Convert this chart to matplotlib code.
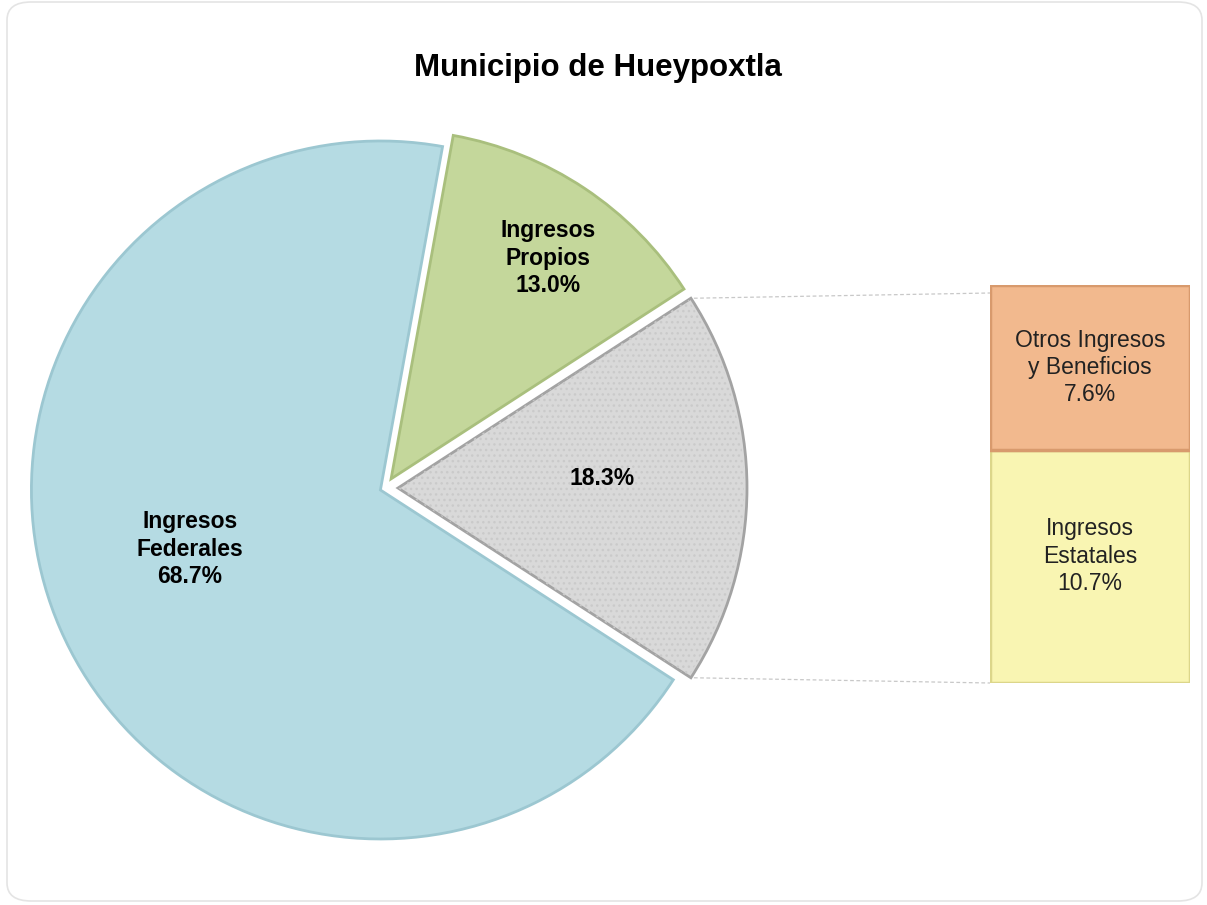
import numpy as np
import matplotlib
matplotlib.use("Agg")
import matplotlib.pyplot as plt
from matplotlib.patches import FancyBboxPatch, Wedge

plt.rcParams['font.family'] = ['Liberation Sans', 'DejaVu Sans']

# ---- data ----
title = "Municipio de Hueypoxtla"
pie_labels = ["Ingresos\nPropios", "", "Ingresos\nFederales"]
pie_values = [13.0, 18.3, 68.7]
bar_labels = ["Ingresos\nEstatales", "Otros Ingresos\ny Beneficios"]
bar_values = [10.7, 7.6]

pie_colors = ["#c4d79b", "#d9d9d9", "#b5dbe3"]
pie_edges = ["#a9bf7d", "#a3a3a3", "#9cc7d1"]
bar_colors = ["#f9f5b2", "#f2b98e"]
bar_edges = ["#dcd68a", "#d89a6d"]

W, H = 1207, 905
fig = plt.figure(figsize=(W / 100, H / 100), dpi=100)
fig.patch.set_facecolor("white")

# border
border = FancyBboxPatch((7 / W, 4 / H), (W - 12) / W, (H - 6) / H,
                        boxstyle="round,pad=0,rounding_size=0.02",
                        transform=fig.transFigure, facecolor="none",
                        edgecolor="#e4e4e4", linewidth=1.2, zorder=-5)
fig.patches.append(border)

# main axes in pixel coordinates (y up)
ax = fig.add_axes([0, 0, 1, 1])
ax.set_xlim(0, W)
ax.set_ylim(0, H)
ax.set_aspect("equal")

cx, cy, R = 385, H - 488, 349
other_angle = pie_values[1] / 100 * 360
start = other_angle / 2 + pie_values[0] / 100 * 360
wedges, _ = ax.pie(pie_values, colors=pie_colors, startangle=start,
                   counterclock=False, center=(cx, cy), radius=R,
                   explode=[11, 13, 5], frame=True,
                   wedgeprops=dict(linewidth=2.0))
for w, ec in zip(wedges, pie_edges):
    w.set_edgecolor(ec)
    w.set_joinstyle("miter")
ax.set_xlim(0, W)
ax.set_ylim(0, H)
ax.set_aspect("equal")
ax.axis("off")

# dotted texture on the grey slice
gw = wedges[1]
tex = Wedge(gw.center, gw.r - 3, gw.theta1, gw.theta2, facecolor="none",
            edgecolor="#cacaca", hatch="...", linewidth=0, zorder=gw.get_zorder() + 0.1)
ax.add_patch(tex)

# labels in pie
lab_kw = dict(ha="center", va="center", fontsize=16.5, fontweight="bold",
              color="black", linespacing=1.24, zorder=5)
ax.text(548, H - 258, f"{pie_labels[0]}\n{pie_values[0]:.1f}%", **lab_kw)
ax.text(602, H - 479, f"{pie_values[1]:.1f}%", **lab_kw)
ax.text(190, H - 549, f"{pie_labels[2]}\n{pie_values[2]:.1f}%", **lab_kw)

# title
fig.text(598 / W, 1 - 68 / H, title, ha="center", va="center",
         fontsize=22.5, fontweight="bold")

# bar axes
bx0, bx1, by_top, by_bot = 990, 1190, 285, 683
bax = fig.add_axes([bx0 / W, (H - by_bot) / H, (bx1 - bx0) / W, (by_bot - by_top) / H])
bottoms = np.cumsum([0] + bar_values[:-1])
bars = bax.bar([0] * len(bar_values), bar_values, bottom=bottoms, width=1.0,
               color=bar_colors, edgecolor=bar_edges, linewidth=2.5)
bax.set_xlim(-0.5, 0.5)
bax.set_ylim(0, sum(bar_values))
bax.axis("off")
for b, lab, v in zip(bars, bar_labels, bar_values):
    y = b.get_y() + b.get_height() * (0.545 if v > 9 else 0.5)
    bax.text(0, y, f"{lab}\n{v:.1f}%", ha="center", va="center", fontsize=16.5,
             color="#222222", linespacing=1.24)

# connector lines from grey slice to bar
t1, t2 = np.deg2rad(gw.theta1), np.deg2rad(gw.theta2)
p_top = (gw.center[0] + gw.r * np.cos(t2), gw.center[1] + gw.r * np.sin(t2))
p_bot = (gw.center[0] + gw.r * np.cos(t1), gw.center[1] + gw.r * np.sin(t1))
ax.plot([p_top[0] + 3, bx0], [p_top[1], H - by_top - 8], ls=(0, (3, 2)), color="#c8c8c8", lw=0.9)
ax.plot([p_bot[0] + 3, bx0], [p_bot[1], H - by_bot], ls=(0, (3, 2)), color="#c8c8c8", lw=0.9)

fig.savefig("out.png", dpi=100, facecolor="white")
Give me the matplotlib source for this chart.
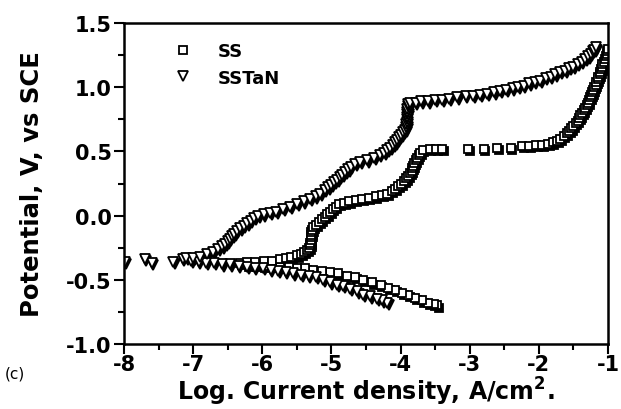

┄┄┄┄┄┄┄┄┄┄

(Work to do) Reproduce each record above by retyping it exactly; omit all images.

(Correct output)
Convert this chart to matplotlib code.
import numpy as np
import matplotlib
matplotlib.use("Agg")
import matplotlib.pyplot as plt
from matplotlib.patches import FancyBboxPatch, Wedge

plt.rcParams['font.family'] = ['Liberation Sans', 'DejaVu Sans']

# ---- data ----
title = "Municipio de Hueypoxtla"
pie_labels = ["Ingresos\nPropios", "", "Ingresos\nFederales"]
pie_values = [13.0, 18.3, 68.7]
bar_labels = ["Ingresos\nEstatales", "Otros Ingresos\ny Beneficios"]
bar_values = [10.7, 7.6]

pie_colors = ["#c4d79b", "#d9d9d9", "#b5dbe3"]
pie_edges = ["#a9bf7d", "#a3a3a3", "#9cc7d1"]
bar_colors = ["#f9f5b2", "#f2b98e"]
bar_edges = ["#dcd68a", "#d89a6d"]

W, H = 1207, 905
fig = plt.figure(figsize=(W / 100, H / 100), dpi=100)
fig.patch.set_facecolor("white")

# border
border = FancyBboxPatch((7 / W, 4 / H), (W - 12) / W, (H - 6) / H,
                        boxstyle="round,pad=0,rounding_size=0.02",
                        transform=fig.transFigure, facecolor="none",
                        edgecolor="#e4e4e4", linewidth=1.2, zorder=-5)
fig.patches.append(border)

# main axes in pixel coordinates (y up)
ax = fig.add_axes([0, 0, 1, 1])
ax.set_xlim(0, W)
ax.set_ylim(0, H)
ax.set_aspect("equal")

cx, cy, R = 385, H - 488, 349
other_angle = pie_values[1] / 100 * 360
start = other_angle / 2 + pie_values[0] / 100 * 360
wedges, _ = ax.pie(pie_values, colors=pie_colors, startangle=start,
                   counterclock=False, center=(cx, cy), radius=R,
                   explode=[11, 13, 5], frame=True,
                   wedgeprops=dict(linewidth=2.0))
for w, ec in zip(wedges, pie_edges):
    w.set_edgecolor(ec)
    w.set_joinstyle("miter")
ax.set_xlim(0, W)
ax.set_ylim(0, H)
ax.set_aspect("equal")
ax.axis("off")

# dotted texture on the grey slice
gw = wedges[1]
tex = Wedge(gw.center, gw.r - 3, gw.theta1, gw.theta2, facecolor="none",
            edgecolor="#cacaca", hatch="...", linewidth=0, zorder=gw.get_zorder() + 0.1)
ax.add_patch(tex)

# labels in pie
lab_kw = dict(ha="center", va="center", fontsize=16.5, fontweight="bold",
              color="black", linespacing=1.24, zorder=5)
ax.text(548, H - 258, f"{pie_labels[0]}\n{pie_values[0]:.1f}%", **lab_kw)
ax.text(602, H - 479, f"{pie_values[1]:.1f}%", **lab_kw)
ax.text(190, H - 549, f"{pie_labels[2]}\n{pie_values[2]:.1f}%", **lab_kw)

# title
fig.text(598 / W, 1 - 68 / H, title, ha="center", va="center",
         fontsize=22.5, fontweight="bold")

# bar axes
bx0, bx1, by_top, by_bot = 990, 1190, 285, 683
bax = fig.add_axes([bx0 / W, (H - by_bot) / H, (bx1 - bx0) / W, (by_bot - by_top) / H])
bottoms = np.cumsum([0] + bar_values[:-1])
bars = bax.bar([0] * len(bar_values), bar_values, bottom=bottoms, width=1.0,
               color=bar_colors, edgecolor=bar_edges, linewidth=2.5)
bax.set_xlim(-0.5, 0.5)
bax.set_ylim(0, sum(bar_values))
bax.axis("off")
for b, lab, v in zip(bars, bar_labels, bar_values):
    y = b.get_y() + b.get_height() * (0.545 if v > 9 else 0.5)
    bax.text(0, y, f"{lab}\n{v:.1f}%", ha="center", va="center", fontsize=16.5,
             color="#222222", linespacing=1.24)

# connector lines from grey slice to bar
t1, t2 = np.deg2rad(gw.theta1), np.deg2rad(gw.theta2)
p_top = (gw.center[0] + gw.r * np.cos(t2), gw.center[1] + gw.r * np.sin(t2))
p_bot = (gw.center[0] + gw.r * np.cos(t1), gw.center[1] + gw.r * np.sin(t1))
ax.plot([p_top[0] + 3, bx0], [p_top[1], H - by_top - 8], ls=(0, (3, 2)), color="#c8c8c8", lw=0.9)
ax.plot([p_bot[0] + 3, bx0], [p_bot[1], H - by_bot], ls=(0, (3, 2)), color="#c8c8c8", lw=0.9)

fig.savefig("out.png", dpi=100, facecolor="white")
Give me the matplotlib source for this chart.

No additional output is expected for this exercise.